• **Request**: Copy each line exactly. Leave nothing out.

-- Source material start --

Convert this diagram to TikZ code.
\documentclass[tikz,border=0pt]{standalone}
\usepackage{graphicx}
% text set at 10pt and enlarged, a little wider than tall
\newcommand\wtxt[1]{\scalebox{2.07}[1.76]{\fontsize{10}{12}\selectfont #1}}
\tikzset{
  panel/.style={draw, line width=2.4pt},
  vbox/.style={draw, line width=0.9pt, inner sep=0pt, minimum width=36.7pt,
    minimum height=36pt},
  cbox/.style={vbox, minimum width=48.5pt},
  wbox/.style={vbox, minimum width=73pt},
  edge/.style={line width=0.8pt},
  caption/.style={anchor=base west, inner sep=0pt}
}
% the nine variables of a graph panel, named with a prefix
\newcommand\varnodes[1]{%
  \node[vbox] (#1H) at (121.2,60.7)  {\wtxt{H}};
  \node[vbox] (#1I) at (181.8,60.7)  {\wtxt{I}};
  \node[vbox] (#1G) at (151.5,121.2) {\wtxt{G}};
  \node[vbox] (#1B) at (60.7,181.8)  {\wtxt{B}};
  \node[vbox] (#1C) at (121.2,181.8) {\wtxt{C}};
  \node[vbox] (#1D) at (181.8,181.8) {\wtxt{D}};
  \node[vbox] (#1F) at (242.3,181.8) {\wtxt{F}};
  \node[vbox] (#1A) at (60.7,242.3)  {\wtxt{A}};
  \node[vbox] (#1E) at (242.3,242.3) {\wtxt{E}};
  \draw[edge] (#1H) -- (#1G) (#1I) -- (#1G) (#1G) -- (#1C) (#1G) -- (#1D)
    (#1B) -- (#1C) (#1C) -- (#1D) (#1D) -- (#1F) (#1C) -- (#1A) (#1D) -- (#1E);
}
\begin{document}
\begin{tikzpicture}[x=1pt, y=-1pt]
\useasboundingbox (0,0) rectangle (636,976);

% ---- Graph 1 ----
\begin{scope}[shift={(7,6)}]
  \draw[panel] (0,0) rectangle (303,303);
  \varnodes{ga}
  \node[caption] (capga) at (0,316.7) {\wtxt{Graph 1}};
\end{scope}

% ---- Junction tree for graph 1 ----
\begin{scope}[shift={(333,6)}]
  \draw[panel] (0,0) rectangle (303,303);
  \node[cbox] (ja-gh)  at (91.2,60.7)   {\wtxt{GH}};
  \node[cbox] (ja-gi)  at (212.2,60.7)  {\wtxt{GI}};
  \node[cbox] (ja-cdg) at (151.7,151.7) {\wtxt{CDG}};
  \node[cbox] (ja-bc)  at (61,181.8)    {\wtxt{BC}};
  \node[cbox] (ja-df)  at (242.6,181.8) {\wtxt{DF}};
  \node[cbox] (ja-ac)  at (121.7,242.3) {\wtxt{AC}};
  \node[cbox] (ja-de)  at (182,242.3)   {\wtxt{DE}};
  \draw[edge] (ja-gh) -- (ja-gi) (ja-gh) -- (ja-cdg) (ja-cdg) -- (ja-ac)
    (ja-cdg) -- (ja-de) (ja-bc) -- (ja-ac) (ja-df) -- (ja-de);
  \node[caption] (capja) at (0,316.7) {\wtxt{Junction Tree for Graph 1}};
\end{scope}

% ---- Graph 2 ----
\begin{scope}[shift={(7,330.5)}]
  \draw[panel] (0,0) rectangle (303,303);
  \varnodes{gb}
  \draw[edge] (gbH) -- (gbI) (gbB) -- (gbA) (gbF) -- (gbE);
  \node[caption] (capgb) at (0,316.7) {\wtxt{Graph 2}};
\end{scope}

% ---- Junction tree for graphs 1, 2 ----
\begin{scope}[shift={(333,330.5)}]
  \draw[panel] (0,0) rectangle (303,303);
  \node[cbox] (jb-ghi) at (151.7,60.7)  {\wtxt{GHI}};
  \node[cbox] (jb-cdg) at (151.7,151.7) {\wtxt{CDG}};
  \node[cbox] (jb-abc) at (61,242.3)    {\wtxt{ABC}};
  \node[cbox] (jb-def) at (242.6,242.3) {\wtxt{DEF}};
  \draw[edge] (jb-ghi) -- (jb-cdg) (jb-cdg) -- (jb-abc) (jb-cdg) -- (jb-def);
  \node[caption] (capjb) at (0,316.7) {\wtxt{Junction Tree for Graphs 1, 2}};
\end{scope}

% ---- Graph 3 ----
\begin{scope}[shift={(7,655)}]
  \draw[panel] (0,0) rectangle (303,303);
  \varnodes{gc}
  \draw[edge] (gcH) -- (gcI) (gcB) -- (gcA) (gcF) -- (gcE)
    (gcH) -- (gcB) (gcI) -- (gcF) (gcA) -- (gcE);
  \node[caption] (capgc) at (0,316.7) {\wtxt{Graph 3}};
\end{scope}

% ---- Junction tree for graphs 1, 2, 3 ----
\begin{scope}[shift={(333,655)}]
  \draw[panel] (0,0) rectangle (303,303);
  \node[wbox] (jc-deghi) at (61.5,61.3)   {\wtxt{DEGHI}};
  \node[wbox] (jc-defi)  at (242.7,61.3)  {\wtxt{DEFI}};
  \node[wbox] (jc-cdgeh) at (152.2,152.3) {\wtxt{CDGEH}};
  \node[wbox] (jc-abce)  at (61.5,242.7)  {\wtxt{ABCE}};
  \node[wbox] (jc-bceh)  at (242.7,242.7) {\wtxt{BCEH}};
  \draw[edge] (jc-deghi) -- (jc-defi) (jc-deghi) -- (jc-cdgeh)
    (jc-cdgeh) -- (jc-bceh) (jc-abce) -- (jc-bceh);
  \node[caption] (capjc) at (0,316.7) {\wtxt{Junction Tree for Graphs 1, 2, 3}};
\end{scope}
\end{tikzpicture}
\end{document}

-- Source material end --

• **Output for this task**:
Convert this diagram to TikZ code.
\documentclass[tikz,border=0pt]{standalone}
\usepackage{graphicx}
% text set at 10pt and enlarged, a little wider than tall
\newcommand\wtxt[1]{\scalebox{2.07}[1.76]{\fontsize{10}{12}\selectfont #1}}
\tikzset{
  panel/.style={draw, line width=2.4pt},
  vbox/.style={draw, line width=0.9pt, inner sep=0pt, minimum width=36.7pt,
    minimum height=36pt},
  cbox/.style={vbox, minimum width=48.5pt},
  wbox/.style={vbox, minimum width=73pt},
  edge/.style={line width=0.8pt},
  caption/.style={anchor=base west, inner sep=0pt}
}
% the nine variables of a graph panel, named with a prefix
\newcommand\varnodes[1]{%
  \node[vbox] (#1H) at (121.2,60.7)  {\wtxt{H}};
  \node[vbox] (#1I) at (181.8,60.7)  {\wtxt{I}};
  \node[vbox] (#1G) at (151.5,121.2) {\wtxt{G}};
  \node[vbox] (#1B) at (60.7,181.8)  {\wtxt{B}};
  \node[vbox] (#1C) at (121.2,181.8) {\wtxt{C}};
  \node[vbox] (#1D) at (181.8,181.8) {\wtxt{D}};
  \node[vbox] (#1F) at (242.3,181.8) {\wtxt{F}};
  \node[vbox] (#1A) at (60.7,242.3)  {\wtxt{A}};
  \node[vbox] (#1E) at (242.3,242.3) {\wtxt{E}};
  \draw[edge] (#1H) -- (#1G) (#1I) -- (#1G) (#1G) -- (#1C) (#1G) -- (#1D)
    (#1B) -- (#1C) (#1C) -- (#1D) (#1D) -- (#1F) (#1C) -- (#1A) (#1D) -- (#1E);
}
\begin{document}
\begin{tikzpicture}[x=1pt, y=-1pt]
\useasboundingbox (0,0) rectangle (636,976);

% ---- Graph 1 ----
\begin{scope}[shift={(7,6)}]
  \draw[panel] (0,0) rectangle (303,303);
  \varnodes{ga}
  \node[caption] (capga) at (0,316.7) {\wtxt{Graph 1}};
\end{scope}

% ---- Junction tree for graph 1 ----
\begin{scope}[shift={(333,6)}]
  \draw[panel] (0,0) rectangle (303,303);
  \node[cbox] (ja-gh)  at (91.2,60.7)   {\wtxt{GH}};
  \node[cbox] (ja-gi)  at (212.2,60.7)  {\wtxt{GI}};
  \node[cbox] (ja-cdg) at (151.7,151.7) {\wtxt{CDG}};
  \node[cbox] (ja-bc)  at (61,181.8)    {\wtxt{BC}};
  \node[cbox] (ja-df)  at (242.6,181.8) {\wtxt{DF}};
  \node[cbox] (ja-ac)  at (121.7,242.3) {\wtxt{AC}};
  \node[cbox] (ja-de)  at (182,242.3)   {\wtxt{DE}};
  \draw[edge] (ja-gh) -- (ja-gi) (ja-gh) -- (ja-cdg) (ja-cdg) -- (ja-ac)
    (ja-cdg) -- (ja-de) (ja-bc) -- (ja-ac) (ja-df) -- (ja-de);
  \node[caption] (capja) at (0,316.7) {\wtxt{Junction Tree for Graph 1}};
\end{scope}

% ---- Graph 2 ----
\begin{scope}[shift={(7,330.5)}]
  \draw[panel] (0,0) rectangle (303,303);
  \varnodes{gb}
  \draw[edge] (gbH) -- (gbI) (gbB) -- (gbA) (gbF) -- (gbE);
  \node[caption] (capgb) at (0,316.7) {\wtxt{Graph 2}};
\end{scope}

% ---- Junction tree for graphs 1, 2 ----
\begin{scope}[shift={(333,330.5)}]
  \draw[panel] (0,0) rectangle (303,303);
  \node[cbox] (jb-ghi) at (151.7,60.7)  {\wtxt{GHI}};
  \node[cbox] (jb-cdg) at (151.7,151.7) {\wtxt{CDG}};
  \node[cbox] (jb-abc) at (61,242.3)    {\wtxt{ABC}};
  \node[cbox] (jb-def) at (242.6,242.3) {\wtxt{DEF}};
  \draw[edge] (jb-ghi) -- (jb-cdg) (jb-cdg) -- (jb-abc) (jb-cdg) -- (jb-def);
  \node[caption] (capjb) at (0,316.7) {\wtxt{Junction Tree for Graphs 1, 2}};
\end{scope}

% ---- Graph 3 ----
\begin{scope}[shift={(7,655)}]
  \draw[panel] (0,0) rectangle (303,303);
  \varnodes{gc}
  \draw[edge] (gcH) -- (gcI) (gcB) -- (gcA) (gcF) -- (gcE)
    (gcH) -- (gcB) (gcI) -- (gcF) (gcA) -- (gcE);
  \node[caption] (capgc) at (0,316.7) {\wtxt{Graph 3}};
\end{scope}

% ---- Junction tree for graphs 1, 2, 3 ----
\begin{scope}[shift={(333,655)}]
  \draw[panel] (0,0) rectangle (303,303);
  \node[wbox] (jc-deghi) at (61.5,61.3)   {\wtxt{DEGHI}};
  \node[wbox] (jc-defi)  at (242.7,61.3)  {\wtxt{DEFI}};
  \node[wbox] (jc-cdgeh) at (152.2,152.3) {\wtxt{CDGEH}};
  \node[wbox] (jc-abce)  at (61.5,242.7)  {\wtxt{ABCE}};
  \node[wbox] (jc-bceh)  at (242.7,242.7) {\wtxt{BCEH}};
  \draw[edge] (jc-deghi) -- (jc-defi) (jc-deghi) -- (jc-cdgeh)
    (jc-cdgeh) -- (jc-bceh) (jc-abce) -- (jc-bceh);
  \node[caption] (capjc) at (0,316.7) {\wtxt{Junction Tree for Graphs 1, 2, 3}};
\end{scope}
\end{tikzpicture}
\end{document}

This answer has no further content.